Exploring the Evolution of the Flat Design Revolution
The Appeal of Flat DesignThe benefits of flat design are written right on the surface. Take a good, long, look at a flat UI and you’ll really start to appreciate how what you see is what you get.
For example, as shown by the Danish home goods retailer Helbak (above), flat design gives users exactly what they want and need: the content. In this case, there’s only enough navigation for someone to browse products, while the rest of the interface dedicates itself to high-resolution product images. Set against a grid of muted colors, the interface is meticulously organized yet visually interesting.

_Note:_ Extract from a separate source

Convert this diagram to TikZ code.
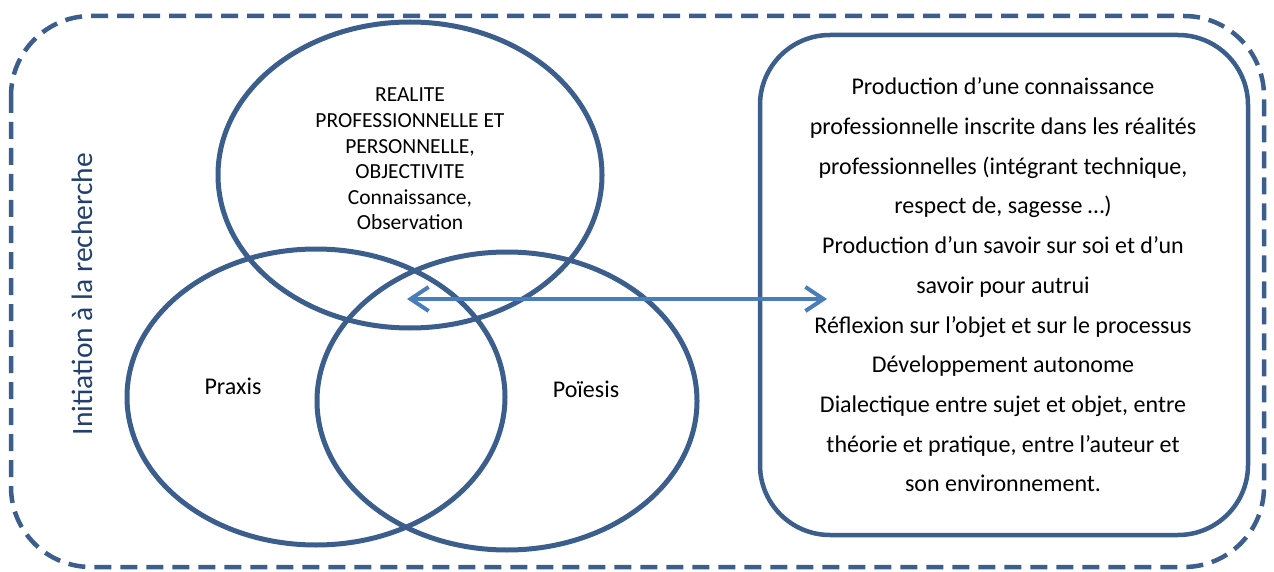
\documentclass[tikz,border=0pt]{standalone}
\usepackage{fontspec}
\setmainfont{Carlito}
\usetikzlibrary{shapes.geometric,arrows.meta}
\definecolor{ellblue}{HTML}{3B5E8D}
\definecolor{arrblue}{HTML}{4A7EBB}
\definecolor{txtblue}{HTML}{22406F}
\tikzset{
  ell/.style={ellipse, draw=ellblue, line width=5pt, inner sep=0pt},
  rbox/.style={rectangle, draw=ellblue, line width=4.5pt, rounded corners=70pt, inner sep=0pt},
  outerdash/.style={draw=ellblue, line width=4.5pt, dash pattern=on 17pt off 9pt, rounded corners=80pt},
  lbl/.style={font=\fontsize{21.5}{25.6}\selectfont, align=center, text=black, inner sep=0pt},
  slbl/.style={font=\fontsize{24}{28}\selectfont, text=black, inner sep=0pt},
  rlbl/.style={font=\fontsize{24}{39.7}\selectfont, align=center, text=black, inner sep=0pt},
  biarrow/.style={draw=arrblue, line width=4pt, {Straight Barb[length=18pt,width=24pt,line width=4pt]}-{Straight Barb[length=18pt,width=24pt,line width=4pt]}}
}
\begin{document}
\begin{tikzpicture}[x=1pt,y=-1pt]
\useasboundingbox (0,0) rectangle (1274,572);
\draw[outerdash] (11,16) rectangle (1264,567);
\node[ell, minimum width=384pt, minimum height=306pt] (top) at (410,175) {};
\node[ell, minimum width=378pt, minimum height=296pt] (praxis) at (316,397) {};
\node[ell, minimum width=380pt, minimum height=298pt] (poiesis) at (507,401) {};
\node[rbox, minimum width=488pt, minimum height=500pt] (box) at (1004,285) {};
\node[lbl] (toptxt) at (410,159) {REALITE\\PROFESSIONNELLE ET\\PERSONNELLE,\\OBJECTIVITE\\Connaissance,\\Observation};
\node[slbl] (praxtxt) at (233,386) {Praxis};
\node[slbl] (poitxt) at (586,389) {Poïesis};
\node[rlbl] (boxtxt) at (1003,285) {Production d’une connaissance\\professionnelle inscrite dans les réalités\\professionnelles (intégrant technique,\\respect de, sagesse …)\\Production d’un savoir sur soi et d’un\\savoir pour autrui\\Réflexion sur l’objet et sur le processus\\Développement autonome\\Dialectique entre sujet et objet, entre\\théorie et pratique, entre l’auteur et\\son environnement.};
\node[rotate=90, font=\fontsize{29.5}{32}\selectfont, text=txtblue, inner sep=0pt] (vert) at (82,294) {Initiation à la recherche};
\coordinate (aL) at (407,299);
\coordinate (aR) at (827,299);
\draw[biarrow] (aL) -- (aR);
\end{tikzpicture}
\end{document}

In fact, the three main reasons flat design is thriving today are:
- It’s simple and intuitive – As modern technology (both software and hardware) strives for simpler learning curves, simple interfaces feel like a very natural means to that end. Like we described in Web Design for the Human Eye, removing unnecessary clutter and sticking with the basics allows users to focus on their tasks and experiences, which themselves are becoming more involved.
- It’s perfect for responsive and adaptive design – Because flat design is naturally minimalist and grid-dependent, the content easily shifts whether you’re working with an adaptive framework (one design per device) or a responsive framework (one design that shifts based on device). Less items on screen also means less data to process on the back-end, which speeds up load times for all devices.
- Self-perpetuating popularity – No one admits to following the crowd, but when all the big players in web design are doing something similar, the smaller players are going to take notice and do the same. While this wave will crest at some point, flat design is built upon enough solid usability principles that it will certainly reincarnate (to a certain degree) in whatever new design philosophy strikes next.